§ **Your task**
Copy out each line exactly; pictures stay out of the copy.

§ **Data section**
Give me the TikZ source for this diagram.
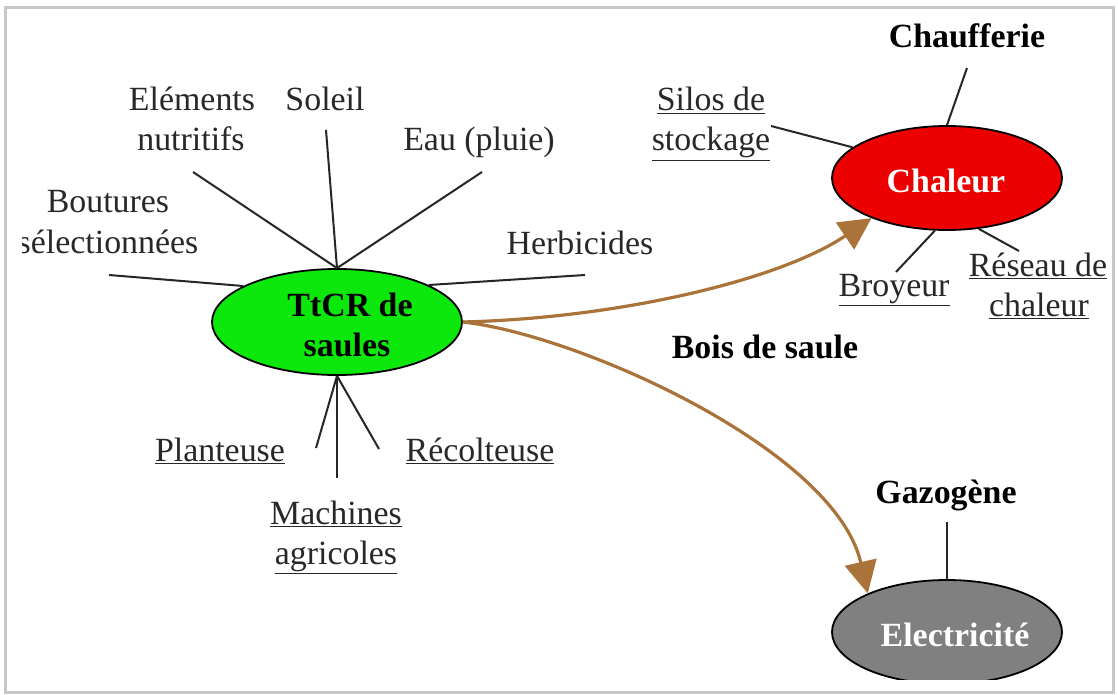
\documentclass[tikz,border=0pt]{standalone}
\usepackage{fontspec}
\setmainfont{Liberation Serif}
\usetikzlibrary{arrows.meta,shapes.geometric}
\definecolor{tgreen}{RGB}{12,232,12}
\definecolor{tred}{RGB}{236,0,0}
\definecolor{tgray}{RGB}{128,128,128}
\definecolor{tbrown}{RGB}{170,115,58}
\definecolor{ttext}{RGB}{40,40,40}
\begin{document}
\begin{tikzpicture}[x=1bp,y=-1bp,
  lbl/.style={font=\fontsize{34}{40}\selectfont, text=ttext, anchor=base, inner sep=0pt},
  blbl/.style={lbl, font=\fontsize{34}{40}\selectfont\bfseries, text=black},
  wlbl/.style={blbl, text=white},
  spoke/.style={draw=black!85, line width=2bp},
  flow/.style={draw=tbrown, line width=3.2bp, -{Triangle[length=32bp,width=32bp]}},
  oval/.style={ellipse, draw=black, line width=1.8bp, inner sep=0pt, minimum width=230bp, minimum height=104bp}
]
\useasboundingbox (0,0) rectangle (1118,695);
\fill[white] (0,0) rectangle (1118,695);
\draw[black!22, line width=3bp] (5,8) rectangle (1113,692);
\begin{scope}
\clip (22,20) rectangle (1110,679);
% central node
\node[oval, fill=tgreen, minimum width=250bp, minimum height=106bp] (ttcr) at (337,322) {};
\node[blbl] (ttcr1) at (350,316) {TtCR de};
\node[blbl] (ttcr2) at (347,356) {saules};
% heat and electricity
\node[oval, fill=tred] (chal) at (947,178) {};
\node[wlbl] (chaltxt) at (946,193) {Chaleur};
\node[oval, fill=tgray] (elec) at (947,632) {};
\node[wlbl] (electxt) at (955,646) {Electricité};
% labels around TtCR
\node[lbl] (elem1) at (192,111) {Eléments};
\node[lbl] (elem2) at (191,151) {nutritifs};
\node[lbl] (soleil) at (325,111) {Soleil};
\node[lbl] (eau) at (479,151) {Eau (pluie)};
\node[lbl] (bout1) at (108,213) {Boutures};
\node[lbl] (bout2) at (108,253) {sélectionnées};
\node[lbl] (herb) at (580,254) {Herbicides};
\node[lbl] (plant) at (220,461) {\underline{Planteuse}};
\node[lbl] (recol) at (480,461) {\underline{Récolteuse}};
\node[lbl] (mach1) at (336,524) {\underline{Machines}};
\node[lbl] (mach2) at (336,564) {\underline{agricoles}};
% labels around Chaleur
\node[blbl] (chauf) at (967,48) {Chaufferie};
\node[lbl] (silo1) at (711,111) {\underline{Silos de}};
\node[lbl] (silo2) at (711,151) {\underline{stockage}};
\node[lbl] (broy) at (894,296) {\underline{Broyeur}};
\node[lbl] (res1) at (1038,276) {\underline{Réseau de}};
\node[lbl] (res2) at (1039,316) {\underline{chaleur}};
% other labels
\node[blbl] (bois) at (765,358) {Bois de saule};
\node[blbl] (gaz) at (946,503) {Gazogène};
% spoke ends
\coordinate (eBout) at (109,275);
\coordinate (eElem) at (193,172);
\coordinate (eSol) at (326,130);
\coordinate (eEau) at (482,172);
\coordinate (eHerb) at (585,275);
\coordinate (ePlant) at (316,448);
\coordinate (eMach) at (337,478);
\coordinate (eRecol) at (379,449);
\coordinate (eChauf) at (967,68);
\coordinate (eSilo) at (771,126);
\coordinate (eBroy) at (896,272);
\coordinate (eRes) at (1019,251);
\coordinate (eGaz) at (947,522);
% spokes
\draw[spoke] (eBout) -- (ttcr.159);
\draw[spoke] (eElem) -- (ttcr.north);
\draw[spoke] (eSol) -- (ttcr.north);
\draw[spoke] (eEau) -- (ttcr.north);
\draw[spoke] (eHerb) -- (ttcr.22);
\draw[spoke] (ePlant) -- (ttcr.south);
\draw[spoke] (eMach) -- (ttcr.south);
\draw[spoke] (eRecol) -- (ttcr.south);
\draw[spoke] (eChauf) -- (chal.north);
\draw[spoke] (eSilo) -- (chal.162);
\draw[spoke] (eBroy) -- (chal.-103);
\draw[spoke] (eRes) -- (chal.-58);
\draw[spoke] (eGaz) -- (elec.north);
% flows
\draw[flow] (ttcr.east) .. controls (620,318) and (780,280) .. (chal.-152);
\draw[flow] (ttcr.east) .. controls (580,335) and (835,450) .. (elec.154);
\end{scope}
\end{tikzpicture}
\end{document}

§ **Complete response**
Give me the TikZ source for this diagram.
\documentclass[tikz,border=0pt]{standalone}
\usepackage{fontspec}
\setmainfont{Liberation Serif}
\usetikzlibrary{arrows.meta,shapes.geometric}
\definecolor{tgreen}{RGB}{12,232,12}
\definecolor{tred}{RGB}{236,0,0}
\definecolor{tgray}{RGB}{128,128,128}
\definecolor{tbrown}{RGB}{170,115,58}
\definecolor{ttext}{RGB}{40,40,40}
\begin{document}
\begin{tikzpicture}[x=1bp,y=-1bp,
  lbl/.style={font=\fontsize{34}{40}\selectfont, text=ttext, anchor=base, inner sep=0pt},
  blbl/.style={lbl, font=\fontsize{34}{40}\selectfont\bfseries, text=black},
  wlbl/.style={blbl, text=white},
  spoke/.style={draw=black!85, line width=2bp},
  flow/.style={draw=tbrown, line width=3.2bp, -{Triangle[length=32bp,width=32bp]}},
  oval/.style={ellipse, draw=black, line width=1.8bp, inner sep=0pt, minimum width=230bp, minimum height=104bp}
]
\useasboundingbox (0,0) rectangle (1118,695);
\fill[white] (0,0) rectangle (1118,695);
\draw[black!22, line width=3bp] (5,8) rectangle (1113,692);
\begin{scope}
\clip (22,20) rectangle (1110,679);
% central node
\node[oval, fill=tgreen, minimum width=250bp, minimum height=106bp] (ttcr) at (337,322) {};
\node[blbl] (ttcr1) at (350,316) {TtCR de};
\node[blbl] (ttcr2) at (347,356) {saules};
% heat and electricity
\node[oval, fill=tred] (chal) at (947,178) {};
\node[wlbl] (chaltxt) at (946,193) {Chaleur};
\node[oval, fill=tgray] (elec) at (947,632) {};
\node[wlbl] (electxt) at (955,646) {Electricité};
% labels around TtCR
\node[lbl] (elem1) at (192,111) {Eléments};
\node[lbl] (elem2) at (191,151) {nutritifs};
\node[lbl] (soleil) at (325,111) {Soleil};
\node[lbl] (eau) at (479,151) {Eau (pluie)};
\node[lbl] (bout1) at (108,213) {Boutures};
\node[lbl] (bout2) at (108,253) {sélectionnées};
\node[lbl] (herb) at (580,254) {Herbicides};
\node[lbl] (plant) at (220,461) {\underline{Planteuse}};
\node[lbl] (recol) at (480,461) {\underline{Récolteuse}};
\node[lbl] (mach1) at (336,524) {\underline{Machines}};
\node[lbl] (mach2) at (336,564) {\underline{agricoles}};
% labels around Chaleur
\node[blbl] (chauf) at (967,48) {Chaufferie};
\node[lbl] (silo1) at (711,111) {\underline{Silos de}};
\node[lbl] (silo2) at (711,151) {\underline{stockage}};
\node[lbl] (broy) at (894,296) {\underline{Broyeur}};
\node[lbl] (res1) at (1038,276) {\underline{Réseau de}};
\node[lbl] (res2) at (1039,316) {\underline{chaleur}};
% other labels
\node[blbl] (bois) at (765,358) {Bois de saule};
\node[blbl] (gaz) at (946,503) {Gazogène};
% spoke ends
\coordinate (eBout) at (109,275);
\coordinate (eElem) at (193,172);
\coordinate (eSol) at (326,130);
\coordinate (eEau) at (482,172);
\coordinate (eHerb) at (585,275);
\coordinate (ePlant) at (316,448);
\coordinate (eMach) at (337,478);
\coordinate (eRecol) at (379,449);
\coordinate (eChauf) at (967,68);
\coordinate (eSilo) at (771,126);
\coordinate (eBroy) at (896,272);
\coordinate (eRes) at (1019,251);
\coordinate (eGaz) at (947,522);
% spokes
\draw[spoke] (eBout) -- (ttcr.159);
\draw[spoke] (eElem) -- (ttcr.north);
\draw[spoke] (eSol) -- (ttcr.north);
\draw[spoke] (eEau) -- (ttcr.north);
\draw[spoke] (eHerb) -- (ttcr.22);
\draw[spoke] (ePlant) -- (ttcr.south);
\draw[spoke] (eMach) -- (ttcr.south);
\draw[spoke] (eRecol) -- (ttcr.south);
\draw[spoke] (eChauf) -- (chal.north);
\draw[spoke] (eSilo) -- (chal.162);
\draw[spoke] (eBroy) -- (chal.-103);
\draw[spoke] (eRes) -- (chal.-58);
\draw[spoke] (eGaz) -- (elec.north);
% flows
\draw[flow] (ttcr.east) .. controls (620,318) and (780,280) .. (chal.-152);
\draw[flow] (ttcr.east) .. controls (580,335) and (835,450) .. (elec.154);
\end{scope}
\end{tikzpicture}
\end{document}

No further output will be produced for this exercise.